Goal of the exercise: Report how many lines of the entries below contain the word "Reproduce", and nothing more.

Provided information:
----

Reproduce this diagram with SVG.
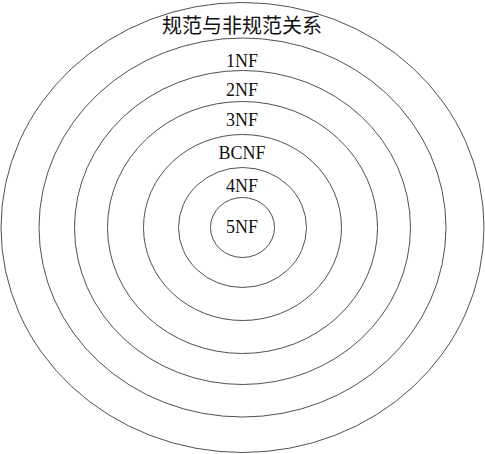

----

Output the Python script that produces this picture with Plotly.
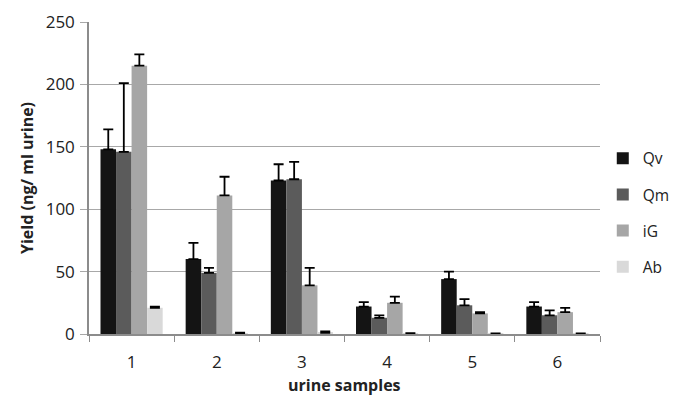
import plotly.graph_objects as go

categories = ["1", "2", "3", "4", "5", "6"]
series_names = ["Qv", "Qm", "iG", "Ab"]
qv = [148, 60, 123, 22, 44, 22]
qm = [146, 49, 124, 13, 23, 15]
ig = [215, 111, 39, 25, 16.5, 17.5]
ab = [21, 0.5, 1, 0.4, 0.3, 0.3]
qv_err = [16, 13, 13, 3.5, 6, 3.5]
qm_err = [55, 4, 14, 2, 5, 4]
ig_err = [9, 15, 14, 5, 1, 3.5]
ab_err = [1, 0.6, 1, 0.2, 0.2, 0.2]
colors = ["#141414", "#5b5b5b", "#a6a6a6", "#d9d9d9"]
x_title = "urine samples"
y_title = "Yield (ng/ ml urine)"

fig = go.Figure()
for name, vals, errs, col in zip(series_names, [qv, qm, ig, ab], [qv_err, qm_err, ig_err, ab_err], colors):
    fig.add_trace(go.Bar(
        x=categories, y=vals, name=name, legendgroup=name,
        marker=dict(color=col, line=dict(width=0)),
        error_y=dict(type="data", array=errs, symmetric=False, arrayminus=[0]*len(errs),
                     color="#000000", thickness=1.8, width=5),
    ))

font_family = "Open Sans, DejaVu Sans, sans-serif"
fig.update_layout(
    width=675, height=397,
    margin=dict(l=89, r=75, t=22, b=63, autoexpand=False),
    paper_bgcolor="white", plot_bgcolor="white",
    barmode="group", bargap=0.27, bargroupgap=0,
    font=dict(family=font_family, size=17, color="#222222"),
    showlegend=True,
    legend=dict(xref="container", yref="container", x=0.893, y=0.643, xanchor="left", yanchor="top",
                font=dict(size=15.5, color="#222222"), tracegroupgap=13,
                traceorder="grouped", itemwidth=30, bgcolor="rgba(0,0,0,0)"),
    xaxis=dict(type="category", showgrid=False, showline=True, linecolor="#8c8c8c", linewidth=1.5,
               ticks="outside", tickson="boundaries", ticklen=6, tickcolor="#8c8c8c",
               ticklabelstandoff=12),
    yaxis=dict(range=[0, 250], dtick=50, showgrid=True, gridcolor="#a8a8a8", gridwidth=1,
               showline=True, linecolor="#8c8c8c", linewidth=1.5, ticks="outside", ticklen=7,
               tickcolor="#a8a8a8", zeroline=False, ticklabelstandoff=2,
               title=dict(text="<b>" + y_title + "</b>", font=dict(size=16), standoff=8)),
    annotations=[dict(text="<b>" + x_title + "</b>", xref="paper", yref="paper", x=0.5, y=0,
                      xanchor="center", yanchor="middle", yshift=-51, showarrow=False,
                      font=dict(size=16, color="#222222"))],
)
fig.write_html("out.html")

----

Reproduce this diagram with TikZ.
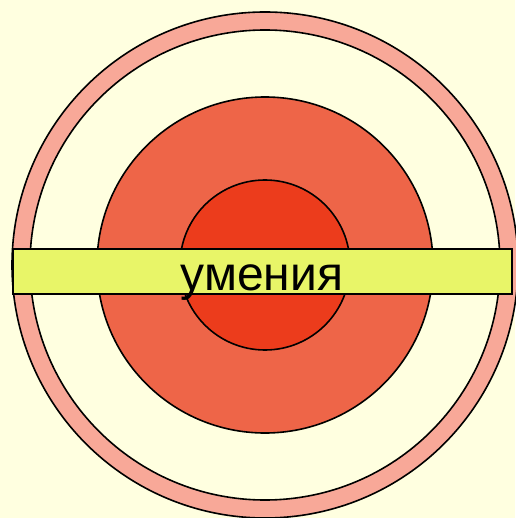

----

Task result: 2